Paper Traveler

We are currently watching the suspenseful/scary Harlan Coben series on Netflix: Stay Close.

I can totally relate to one of the characters, Detective Broome.  He is an older cop and his boss is probably about 20 years younger.  They just moved into a new office building with no assigned desks and technology everywhere. 

My detective finds this all pretty irritating because he likes to have paper files and pictures, look at them, and make connections. 

His boss says to him, ‘a cluttered desk is the sign of a cluttered mind’.

At my last job, we had a collaborative office environment and used technology whenever possible.  I was actually fine with that shift, but I get my detective’s point.

We are planning a long stay, for us, in Europe later this spring. 

I am getting reservations to various sites and ‘screen shotting’ the tickets.  I am also taking pictures of all my important documents to store in my phone. 

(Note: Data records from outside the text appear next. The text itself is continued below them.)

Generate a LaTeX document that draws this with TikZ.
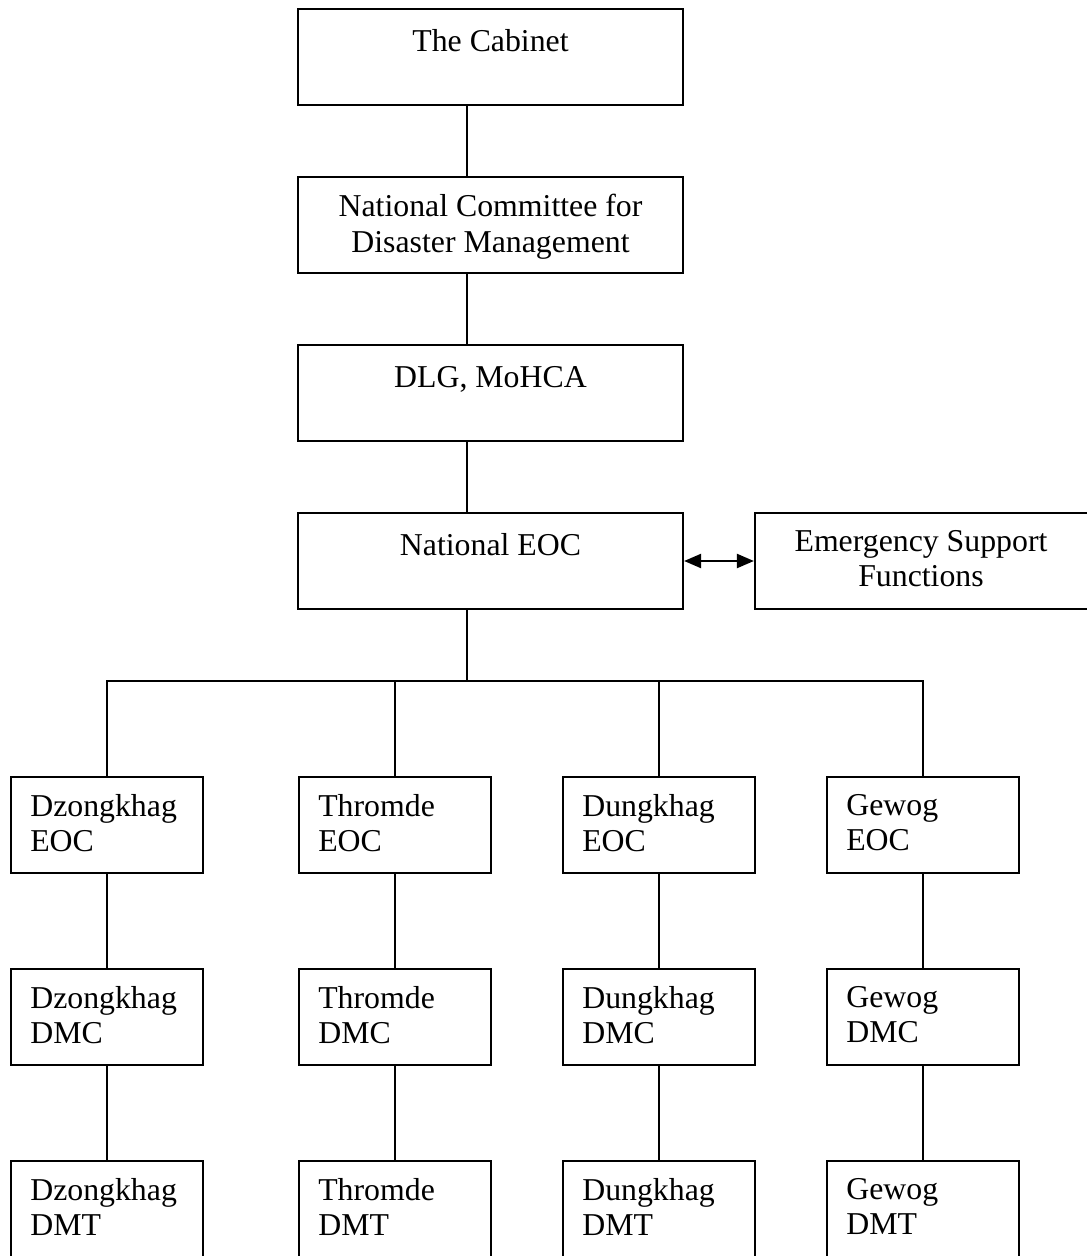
\documentclass[tikz,border=0pt]{standalone}
\usepackage{fontspec}
\setmainfont{Liberation Serif}
\usepackage{tikz}
\usetikzlibrary{arrows.meta}

\tikzset{
  orgbox/.style={draw, line width=1.1pt, inner sep=0pt, minimum height=48pt},
  wide/.style={orgbox, minimum width=192.5pt},
  narrow/.style={orgbox, minimum width=96pt},
  toptxt/.style={anchor=north, yshift=-9.1pt, inner sep=0pt, align=center,
    font=\fontsize{15.9}{17.6}\selectfont, execute at begin node=\strut},
  sidetxt/.style={toptxt, anchor=north west, xshift=10pt, align=left},
  link/.style={line width=1.1pt},
}

\begin{document}
\begin{tikzpicture}[x=0.5pt, y=-0.5pt, >={Triangle[length=8.5pt, width=7pt]}]
    \useasboundingbox (0,0) rectangle (1086,1256);

    % National level
    \node[wide, label={[toptxt]north:The Cabinet}] (cab) at (490.5,57) {};
    \node[wide, label={[toptxt]north:{National Committee for\\Disaster Management}}] (ncdm) at (490.5,225) {};
    \node[wide, label={[toptxt]north:{DLG, MoHCA}}] (dlg) at (490.5,393) {};
    \node[wide, label={[toptxt]north:National EOC}] (neoc) at (490.5,561) {};
    \node[orgbox, minimum width=167pt, label={[toptxt, xshift=-0.5pt]north:{Emergency Support\\Functions}}] (esf) at (922,561) {};

    % Spine and bus
    \coordinate (spine) at (467,0);
    \coordinate (bus) at (467,681);

    % Local EOCs
    \node[narrow, label={[sidetxt]north west:{Dzongkhag\\EOC}}] (dzeoc) at (107,825) {};
    \node[narrow, label={[sidetxt]north west:{Thromde\\EOC}}] (treoc) at (395,825) {};
    \node[narrow, label={[sidetxt]north west:{Dungkhag\\EOC}}] (dkeoc) at (659,825) {};
    \node[narrow, label={[sidetxt]north west:{Gewog\\EOC}}] (gweoc) at (923,825) {};

    % Disaster management committees
    \node[narrow, label={[sidetxt]north west:{Dzongkhag\\DMC}}] (dzdmc) at (107,1017) {};
    \node[narrow, label={[sidetxt]north west:{Thromde\\DMC}}] (trdmc) at (395,1017) {};
    \node[narrow, label={[sidetxt]north west:{Dungkhag\\DMC}}] (dkdmc) at (659,1017) {};
    \node[narrow, label={[sidetxt]north west:{Gewog\\DMC}}] (gwdmc) at (923,1017) {};

    % Disaster management teams
    \node[narrow, label={[sidetxt]north west:{Dzongkhag\\DMT}}] (dzdmt) at (107,1209) {};
    \node[narrow, label={[sidetxt]north west:{Thromde\\DMT}}] (trdmt) at (395,1209) {};
    \node[narrow, label={[sidetxt]north west:{Dungkhag\\DMT}}] (dkdmt) at (659,1209) {};
    \node[narrow, label={[sidetxt]north west:{Gewog\\DMT}}] (gwdmt) at (923,1209) {};

    % Links
    \draw[link] (cab.south -| spine) -- (ncdm.north -| spine);
    \draw[link] (ncdm.south -| spine) -- (dlg.north -| spine);
    \draw[link] (dlg.south -| spine) -- (neoc.north -| spine);
    \draw[link] (neoc.south -| spine) -- (bus);
    \draw[link, <->] (neoc.east) -- (esf.west);
    \draw[link] (dzeoc.north) |- (gweoc.north |- bus) -- (gweoc.north);
    \draw[link] (treoc.north) -- (treoc.north |- bus);
    \draw[link] (dkeoc.north) -- (dkeoc.north |- bus);

    \draw[link] (dzeoc) -- (dzdmc) -- (dzdmt);
    \draw[link] (treoc) -- (trdmc) -- (trdmt);
    \draw[link] (dkeoc) -- (dkdmc) -- (dkdmt);
    \draw[link] (gweoc) -- (gwdmc) -- (gwdmt);
\end{tikzpicture}
\end{document}
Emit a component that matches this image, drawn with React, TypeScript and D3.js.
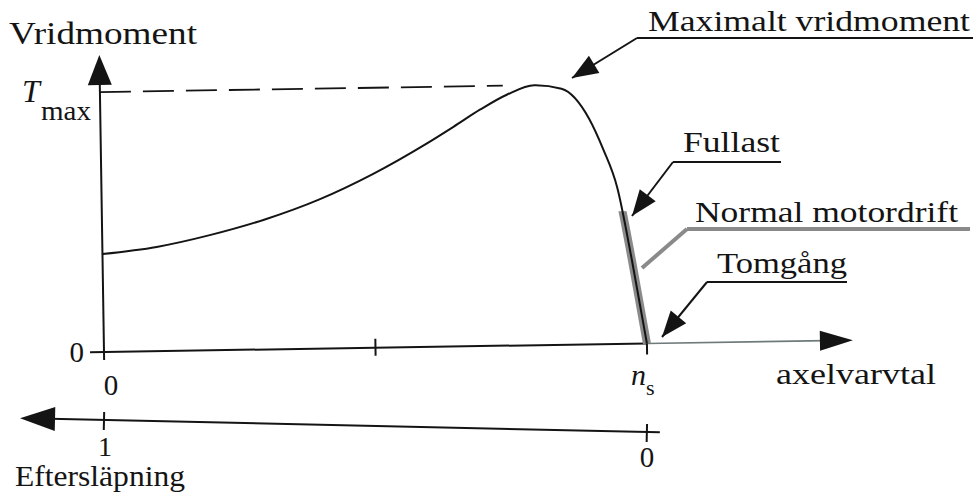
import React from "react";
import * as d3 from "d3";

// ---- data ----
// shaft speed as fraction of synchronous speed n_s
const speed = [0, 0.1, 0.2, 0.3, 0.4, 0.5, 0.6, 0.65, 0.7, 0.75, 0.8, 0.85, 0.9, 0.925, 0.95, 0.975, 1.0];
// torque as fraction of T_max
const torque = [0.377, 0.401, 0.444, 0.5, 0.573, 0.668, 0.782, 0.845, 0.91, 0.966, 1.0, 0.985, 0.868, 0.75, 0.6, 0.318, 0];
// normal operating range: torque from full load down to no load
const fullLoadTorque = 0.51;
const bandStartSpeed = 0.9;
const speedTicks = [0, 0.5, 1];
const speedTickLabels = ["0", "", "n"];
const slipTicks = [1, 0];
const slipTickLabels = ["1", "0"];
const tmaxLevel = 1.0;
const tmaxDashEnd = 0.742;

const FONT = "'Liberation Serif', 'Times New Roman', serif";
const INK = "#141414";
const GRAY = "#8a8a8a";

function head(x1: number, y1: number, x2: number, y2: number, len: number, hw: number) {
  const dx = x2 - x1, dy = y2 - y1;
  const d = Math.hypot(dx, dy);
  const ux = dx / d, uy = dy / d;
  const bx = x2 - ux * len, by = y2 - uy * len;
  const px = -uy * hw, py = ux * hw;
  return `${x2},${y2} ${bx + px},${by + py} ${bx - px},${by - py}`;
}

export default function App() {
  const x = d3.scaleLinear().domain([0, 1]).range([0, 543]);
  const y = d3.scaleLinear().domain([0, 1]).range([0, -260]);
  const slip = d3.scaleLinear().domain([1, 0]).range([0, 543]);

  const pts = speed.map((s, i) => [s, torque[i]] as [number, number]);
  const line = d3
    .line<[number, number]>()
    .x((d) => x(d[0]))
    .y((d) => y(d[1]))
    .curve(d3.curveMonotoneX);
  const curvePath = line(pts) || "";

  const annotations = [
    { text: "Maximalt vridmoment", tx: 648, ty: 31, tw: 322, ux1: 637, ux2: 973, uy: 38, ax: 572, ay: 78, gray: false },
    { text: "Fullast", tx: 683, ty: 152, tw: 97, ux1: 673, ux2: 781, uy: 162, ax: 632, ay: 216, gray: false },
    { text: "Normal motordrift", tx: 695, ty: 222, tw: 263, ux1: 687, ux2: 970, uy: 229, ax: 642, ay: 268, gray: true },
    { text: "Tomgång", tx: 717, ty: 273, tw: 130, ux1: 707, ux2: 847, uy: 282, ax: 662, ay: 337, gray: false },
  ];

  const txt = { fontFamily: FONT };

  return (
    <svg width={975} height={494} style={{ position: "absolute", left: 0, top: 0, background: "#fff" }}>
      <rect width={975} height={494} fill="#fff" />
      <defs>
        <clipPath id="normalBand">
          <rect x={x(bandStartSpeed)} y={y(fullLoadTorque)} width={120} height={y(0) - y(fullLoadTorque) + 8} />
        </clipPath>
      </defs>
      {/* main chart */}
      <g transform="translate(104,352) rotate(-0.9)">
        {/* y axis */}
        <line x1={0} y1={8} x2={0} y2={-270} stroke={INK} strokeWidth={2} />
        <polygon points={head(0, 0, 0, -297, 30, 12)} fill={INK} />
        {/* x axis */}
        <line x1={-14} y1={0} x2={x(1)} y2={0} stroke={INK} strokeWidth={2} />
        <line x1={x(1)} y1={0} x2={722} y2={0} stroke="#6f7a7a" strokeWidth={1.6} />
        <polygon points={head(0, 0, 749, 0, 33, 10)} fill={INK} />
        {speedTicks.slice(1).map((t, i) => (
          <line key={i} x1={x(t)} y1={t === 1 ? -4 : -9} x2={x(t)} y2={t === 1 ? 11 : 8} stroke={INK} strokeWidth={2} />
        ))}
        {/* T_max dashed */}
        <line
          x1={0}
          y1={y(tmaxLevel)}
          x2={x(tmaxDashEnd)}
          y2={y(tmaxLevel)}
          stroke={INK}
          strokeWidth={1.8}
          strokeDasharray="31,12"
        />
        {/* normal operating band */}
        <path d={curvePath} fill="none" stroke={GRAY} strokeWidth={8} clipPath="url(#normalBand)" />
        {/* torque curve */}
        <path d={curvePath} fill="none" stroke={INK} strokeWidth={2} />
      </g>

      {/* slip axis */}
      <g transform="translate(104,420) rotate(1.27)">
        <line x1={-54} y1={0} x2={556} y2={0} stroke={INK} strokeWidth={2} />
        <polygon points={head(0, 0, -84, 0, 35, 12)} fill={INK} />
        {slipTicks.map((t, i) => (
          <line key={i} x1={slip(t)} y1={-8} x2={slip(t)} y2={10} stroke={INK} strokeWidth={2} />
        ))}
      </g>

      {/* axis labels */}
      <text x={9} y={44} fontSize={32} fill={INK} style={txt} textLength={188} lengthAdjust="spacingAndGlyphs">
        Vridmoment
      </text>
      <text x={22} y={102} fontSize={32} fontStyle="italic" fill={INK} style={txt}>
        T
      </text>
      <text x={41} y={120} fontSize={28} fill={INK} style={txt} textLength={50} lengthAdjust="spacingAndGlyphs">
        max
      </text>
      <text x={84} y={362} fontSize={29} fill={INK} style={txt} textAnchor="end">
        0
      </text>
      <text x={111} y={395} fontSize={29} fill={INK} style={txt} textAnchor="middle">
        {speedTickLabels[0]}
      </text>
      <text x={631} y={385} fontSize={30} fontStyle="italic" fill={INK} style={txt}>
        {speedTickLabels[2]}
      </text>
      <text x={646} y={395} fontSize={22} fill={INK} style={txt}>
        s
      </text>
      <text x={776} y={384} fontSize={30} fill={INK} style={txt} textLength={160} lengthAdjust="spacingAndGlyphs">
        axelvarvtal
      </text>
      <text x={105} y={456} fontSize={28} fill={INK} style={txt} textAnchor="middle">
        {slipTickLabels[0]}
      </text>
      <text x={647} y={467} fontSize={29} fill={INK} style={txt} textAnchor="middle">
        {slipTickLabels[1]}
      </text>
      <text x={15} y={486} fontSize={29} fill={INK} style={txt} textLength={170} lengthAdjust="spacingAndGlyphs">
        Eftersläpning
      </text>

      {/* annotations */}
      {annotations.map((a, i) => {
        const col = a.gray ? GRAY : INK;
        const sw = a.gray ? 4 : 2;
        return (
          <g key={i}>
            <text x={a.tx} y={a.ty} fontSize={30} fill={INK} style={txt} textLength={a.tw} lengthAdjust="spacingAndGlyphs">
              {a.text}
            </text>
            <line x1={a.ux1} y1={a.uy} x2={a.ux2} y2={a.uy} stroke={col} strokeWidth={sw} />
            <line x1={a.ux1} y1={a.uy} x2={a.ax} y2={a.ay} stroke={col} strokeWidth={sw} />
            {!a.gray && <polygon points={head(a.ux1, a.uy, a.ax, a.ay, 26, 10)} fill={INK} />}
          </g>
        );
      })}
    </svg>
  );
}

Here is a recent article from AARP about ‘hard copies’ needed for travel in 2022, including:

  • COVID 19 vaccination record
  • List of medications and copies of prescriptions
  • List of allergies
  • Health insurance information

So, I am also maintaining my trusted paper travel folder.  There is something reassuring about being able to see all our documents in one place and to have a paper back up. 

I’m all for saving trees whenever possible, but I haven’t reached the point where I have full confidence in technology working when I need it most.  I also fear losing my mobile phone which would be a disaster without some paper in the mix!

In addition to my travel folder, I will bring 1-2 paperback books. I always have a load of books on my Kindle app and that is what I primarily use for reading. But I still like holding a book.

BTW, I also happen to keep a paper copy of my calendar and contacts.

I don’t think liking to see things on paper is limited to ‘people of a certain age’.  Everybody processes information differently so a piece of paper now and then is not a bad thing.

As we write, so we build: to keep a record of what matters to us.”